◆ Provided data
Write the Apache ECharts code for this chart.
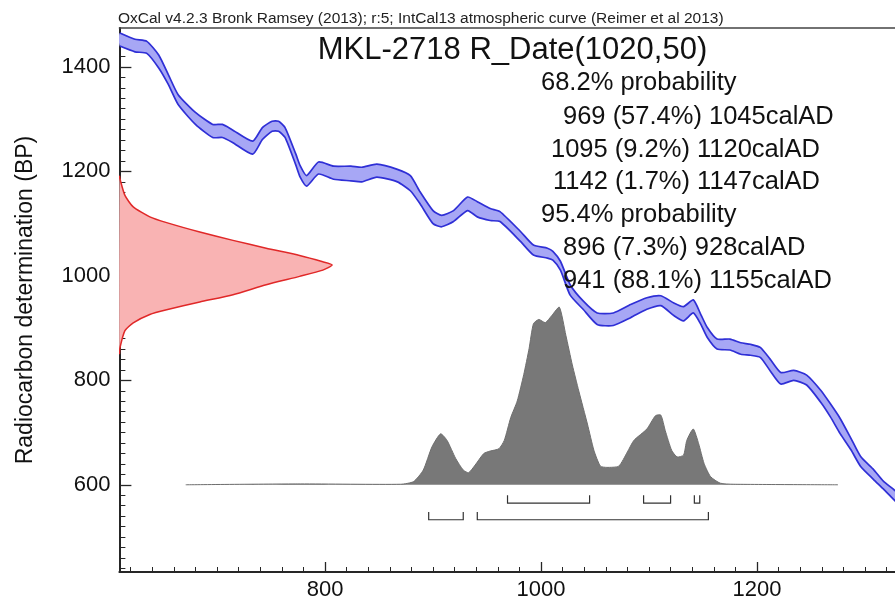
<!DOCTYPE html>
<html>
<head>
<meta charset="utf-8">
<script src="https://cdn.jsdelivr.net/npm/echarts@6/dist/echarts.min.js"></script>
<style>
html,body{margin:0;padding:0;background:#fff;}
#chart{width:895px;height:601px;}
</style>
</head>
<body>
<div id="chart"></div>
<script>
// ---- Calibration curve (IntCal13 band) ----
const calYears = [610, 624, 635, 646, 655, 664, 680, 696, 705, 714, 733, 742, 751, 757, 763, 773, 777, 783, 794, 808, 824, 834, 848, 867, 879, 888, 900, 908, 919, 932, 941, 953, 962, 981, 993, 1006, 1011, 1018, 1027, 1039, 1052, 1067, 1083, 1098, 1111, 1123, 1132, 1141, 1148, 1154, 1163, 1175, 1185, 1194, 1203, 1212, 1222, 1234, 1246, 1259, 1268, 1277, 1287, 1296, 1308, 1317, 1326, 1335];
const bpUpper = [1465, 1453, 1449, 1423, 1385, 1347, 1313, 1290, 1290, 1280, 1258, 1284, 1296, 1296, 1284, 1233, 1211, 1192, 1218, 1210, 1210, 1208, 1214, 1204, 1192, 1161, 1125, 1116, 1125, 1151, 1142, 1129, 1123, 1085, 1059, 1053, 1047, 1028, 983, 952, 929, 929, 945, 958, 962, 948, 941, 954, 926, 901, 879, 879, 872, 869, 863, 841, 815, 819, 810, 781, 755, 727, 689, 654, 629, 607, 592, 575];
const bpLower = [1440, 1429, 1426, 1398, 1366, 1328, 1290, 1265, 1265, 1256, 1233, 1261, 1277, 1277, 1265, 1212, 1189, 1172, 1195, 1185, 1182, 1180, 1189, 1180, 1163, 1138, 1100, 1094, 1104, 1125, 1113, 1106, 1104, 1066, 1040, 1034, 1030, 1011, 963, 936, 907, 905, 920, 936, 943, 924, 914, 929, 907, 882, 860, 858, 850, 848, 844, 819, 793, 800, 791, 758, 730, 698, 667, 635, 610, 592, 573, 555];

// ---- Radiocarbon date distribution R_Date(1020,50) (relative probability) ----
const rDateBP = [1192, 1185, 1154, 1132, 1113, 1102, 1084, 1068, 1053, 1039, 1027, 1021, 1011, 999, 983, 964, 950, 935, 926, 910, 895, 863, 850];
const rDateProb = [0, 0.003, 0.026, 0.065, 0.143, 0.222, 0.378, 0.534, 0.69, 0.847, 0.956, 1.0, 0.956, 0.847, 0.69, 0.534, 0.378, 0.222, 0.143, 0.065, 0.026, 0.003, 0];

// ---- Calibrated date distribution (relative probability) ----
const calDistYears = [671, 777, 870, 882, 891, 899, 907, 913, 921, 928, 933, 939, 947, 953, 961, 966, 972, 978, 984, 989, 993, 998, 1004, 1010, 1017, 1023, 1029, 1035, 1043, 1049, 1055, 1061, 1072, 1080, 1086, 1098, 1106, 1111, 1115, 1121, 1126, 1132, 1135, 1141, 1146, 1151, 1157, 1166, 1178, 1275];
const calDistProb = [0, 0.005, 0.003, 0.018, 0.083, 0.213, 0.287, 0.25, 0.148, 0.083, 0.068, 0.111, 0.176, 0.19, 0.203, 0.25, 0.379, 0.472, 0.62, 0.768, 0.907, 0.931, 0.913, 0.953, 1.0, 0.842, 0.675, 0.528, 0.342, 0.194, 0.105, 0.098, 0.105, 0.185, 0.25, 0.314, 0.389, 0.392, 0.306, 0.194, 0.157, 0.167, 0.25, 0.314, 0.231, 0.12, 0.046, 0.009, 0.003, 0];

// ---- Probability ranges ----
const range68 = [[969, 1045], [1095, 1120], [1142, 1147]];
const range95 = [[896, 928], [941, 1155]];

// ---- Ticks / text ----
const xMajorTicks = [800, 1000, 1200];
const yMajorTicks = [600, 800, 1000, 1200, 1400];
const headerText = 'OxCal v4.2.3 Bronk Ramsey (2013); r:5; IntCal13 atmospheric curve (Reimer et al 2013)';
const titleText = 'MKL-2718 R_Date(1020,50)';
const infoLines = ['68.2% probability', '969 (57.4%) 1045calAD', '1095 (9.2%) 1120calAD', '1142 (1.7%) 1147calAD', '95.4% probability', '896 (7.3%) 928calAD', '941 (88.1%) 1155calAD'];
const yAxisTitle = 'Radiocarbon determination (BP)';

// ---- layout constants ----
const X_MIN = 609.6, X_MAX = 1327.8, Y_MIN = 433, Y_MAX = 1474.6;
const FONT = '"Liberation Sans", Arial, sans-serif';
const R_AMP = 197;      // years width of peak of R_Date curve
const G_BASE = 600;     // baseline of calibrated distribution (BP units)
const G_AMP = 340;      // height of peak (BP units)

const xMinor = [], yMinor = [];
for (let v = 620; v < X_MAX; v += 20) if (xMajorTicks.indexOf(v) < 0) xMinor.push(v);
for (let v = 440; v < Y_MAX; v += 20) if (yMajorTicks.indexOf(v) < 0) yMinor.push(v);

const axisCol = '#262626';
const plainNum = function (v) { return String(v); };
function baseX(extra) {
  return Object.assign({type: 'value', min: X_MIN, max: X_MAX, splitLine: {show: false},
    axisLine: {show: false}, axisTick: {show: false}, axisLabel: {show: false}}, extra);
}
function baseY(extra) {
  return Object.assign({type: 'value', min: Y_MIN, max: Y_MAX, splitLine: {show: false},
    axisLine: {show: false}, axisTick: {show: false}, axisLabel: {show: false}}, extra);
}

const chart = echarts.init(document.getElementById('chart'), null, {renderer: 'canvas'});

function polyRender(buildPts, style, strokeStyle) {
  return function (params, api) {
    const pts = buildPts(api);
    const children = [];
    children.push({type: 'polygon', shape: {points: pts.poly, smooth: 0.2}, style: style, silent: true});
    (pts.lines || []).forEach(function (l) {
      children.push({type: 'polyline', shape: {points: l, smooth: 0.2}, style: strokeStyle, silent: true});
    });
    return {type: 'group', children: children};
  };
}

const option = {
  animation: false,
  backgroundColor: '#ffffff',
  grid: {left: 119.4, right: 0, top: 28, bottom: 24, containLabel: false},
  xAxis: [
    baseX({position: 'bottom',
      axisLine: {show: true, onZero: false, lineStyle: {color: axisCol, width: 2}},
      axisTick: {show: true, inside: true, length: 10, customValues: xMajorTicks, lineStyle: {color: axisCol, width: 1.3}},
      axisLabel: {show: true, customValues: xMajorTicks, formatter: plainNum, fontSize: 22, color: '#111', margin: 7, fontFamily: FONT}}),
    baseX({position: 'bottom',
      axisTick: {show: true, inside: true, length: 5, customValues: xMinor, lineStyle: {color: axisCol, width: 1}}}),
    baseX({position: 'top',
      axisLine: {show: true, onZero: false, lineStyle: {color: '#444', width: 1.5}}})
  ],
  yAxis: [
    baseY({position: 'left',
      axisLine: {show: true, onZero: false, lineStyle: {color: axisCol, width: 2}},
      axisTick: {show: true, inside: true, length: 12, customValues: yMajorTicks, lineStyle: {color: axisCol, width: 1.3}},
      axisLabel: {show: true, customValues: yMajorTicks, formatter: plainNum, fontSize: 22, color: '#111', margin: 9, fontFamily: FONT},
      name: yAxisTitle, nameLocation: 'middle', nameRotate: 90, nameGap: 82,
      nameTextStyle: {fontSize: 23, color: '#111', fontFamily: FONT}}),
    baseY({position: 'left',
      axisTick: {show: true, inside: true, length: 6, customValues: yMinor, lineStyle: {color: axisCol, width: 1}}})
  ],
  series: [
    {
      name: 'calibrated', type: 'custom', coordinateSystem: 'cartesian2d', clip: true, z: 2,
      data: [[calDistYears[0], G_BASE]],
      renderItem: polyRender(function (api) {
        const top = calDistYears.map(function (y, i) { return api.coord([y, G_BASE + calDistProb[i] * G_AMP]); });
        const poly = top.concat([api.coord([calDistYears[calDistYears.length - 1], G_BASE]), api.coord([calDistYears[0], G_BASE])]);
        return {poly: poly, lines: [top]};
      }, {fill: '#787878'}, {stroke: '#6e6e6e', fill: null, lineWidth: 1})
    },
    {
      name: 'ranges', type: 'custom', coordinateSystem: 'cartesian2d', clip: true, z: 3,
      data: range68.map(function (r) { return [r[0], r[1], 0]; }).concat(range95.map(function (r) { return [r[0], r[1], 1]; })),
      renderItem: function (params, api) {
        const row = api.value(2);
        const yLine = row === 0 ? 565 : 533;
        const yTop = row === 0 ? 580 : 548;
        const a = api.coord([api.value(0), yTop]);
        const b = api.coord([api.value(0), yLine]);
        const c = api.coord([api.value(1), yLine]);
        const d = api.coord([api.value(1), yTop]);
        return {type: 'polyline', shape: {points: [a, b, c, d]}, style: {stroke: '#333', fill: null, lineWidth: 1.2}, silent: true};
      }
    },
    {
      name: 'curve', type: 'custom', coordinateSystem: 'cartesian2d', clip: true, z: 4,
      data: [[calYears[0], bpUpper[0]]],
      renderItem: polyRender(function (api) {
        const up = calYears.map(function (y, i) { return api.coord([y, bpUpper[i]]); });
        const lo = calYears.map(function (y, i) { return api.coord([y, bpLower[i]]); });
        return {poly: up.concat(lo.slice().reverse()), lines: [up, lo]};
      }, {fill: '#a7a7f5'}, {stroke: '#2f2fd6', fill: null, lineWidth: 1.7})
    },
    {
      name: 'rdate', type: 'custom', coordinateSystem: 'cartesian2d', clip: true, z: 5,
      data: [[X_MIN, rDateBP[0]]],
      renderItem: polyRender(function (api) {
        const edge = rDateBP.map(function (b, i) { return api.coord([X_MIN + rDateProb[i] * R_AMP, b]); });
        return {poly: edge, lines: [edge]};
      }, {fill: '#f9b3b3'}, {stroke: '#e02828', fill: null, lineWidth: 1.5})
    }
  ],
  graphic: [
    {type: 'text', z: 100, style: {text: headerText, x: 118, y: 19, font: '15.5px ' + FONT, fill: '#222', align: 'left', textAlign: 'left', verticalAlign: 'middle', textVerticalAlign: 'middle'}},
    {type: 'text', z: 100, style: {text: titleText, x: 512.5, y: 50, font: '31px ' + FONT, fill: '#111', align: 'center', textAlign: 'center', verticalAlign: 'middle', textVerticalAlign: 'middle'}}
  ]
};

const infoX = [541, 563, 551, 553, 541, 563, 563];
const infoY = [83, 117, 150, 182, 215, 248, 281];
infoLines.forEach(function (t, i) {
  option.graphic.push({type: 'text', z: 100, style: {text: t, x: infoX[i], y: infoY[i], font: '25.5px ' + FONT, fill: '#111', align: 'left', textAlign: 'left', verticalAlign: 'middle', textVerticalAlign: 'middle'}});
});

chart.setOption(option);
</script>
</body>
</html>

◆ Task description
Without the pictures, return the listing above from its first line through the line that has "592, 573, 555];".

◆ Written response
Write the Apache ECharts code for this chart.
<!DOCTYPE html>
<html>
<head>
<meta charset="utf-8">
<script src="https://cdn.jsdelivr.net/npm/echarts@6/dist/echarts.min.js"></script>
<style>
html,body{margin:0;padding:0;background:#fff;}
#chart{width:895px;height:601px;}
</style>
</head>
<body>
<div id="chart"></div>
<script>
// ---- Calibration curve (IntCal13 band) ----
const calYears = [610, 624, 635, 646, 655, 664, 680, 696, 705, 714, 733, 742, 751, 757, 763, 773, 777, 783, 794, 808, 824, 834, 848, 867, 879, 888, 900, 908, 919, 932, 941, 953, 962, 981, 993, 1006, 1011, 1018, 1027, 1039, 1052, 1067, 1083, 1098, 1111, 1123, 1132, 1141, 1148, 1154, 1163, 1175, 1185, 1194, 1203, 1212, 1222, 1234, 1246, 1259, 1268, 1277, 1287, 1296, 1308, 1317, 1326, 1335];
const bpUpper = [1465, 1453, 1449, 1423, 1385, 1347, 1313, 1290, 1290, 1280, 1258, 1284, 1296, 1296, 1284, 1233, 1211, 1192, 1218, 1210, 1210, 1208, 1214, 1204, 1192, 1161, 1125, 1116, 1125, 1151, 1142, 1129, 1123, 1085, 1059, 1053, 1047, 1028, 983, 952, 929, 929, 945, 958, 962, 948, 941, 954, 926, 901, 879, 879, 872, 869, 863, 841, 815, 819, 810, 781, 755, 727, 689, 654, 629, 607, 592, 575];
const bpLower = [1440, 1429, 1426, 1398, 1366, 1328, 1290, 1265, 1265, 1256, 1233, 1261, 1277, 1277, 1265, 1212, 1189, 1172, 1195, 1185, 1182, 1180, 1189, 1180, 1163, 1138, 1100, 1094, 1104, 1125, 1113, 1106, 1104, 1066, 1040, 1034, 1030, 1011, 963, 936, 907, 905, 920, 936, 943, 924, 914, 929, 907, 882, 860, 858, 850, 848, 844, 819, 793, 800, 791, 758, 730, 698, 667, 635, 610, 592, 573, 555];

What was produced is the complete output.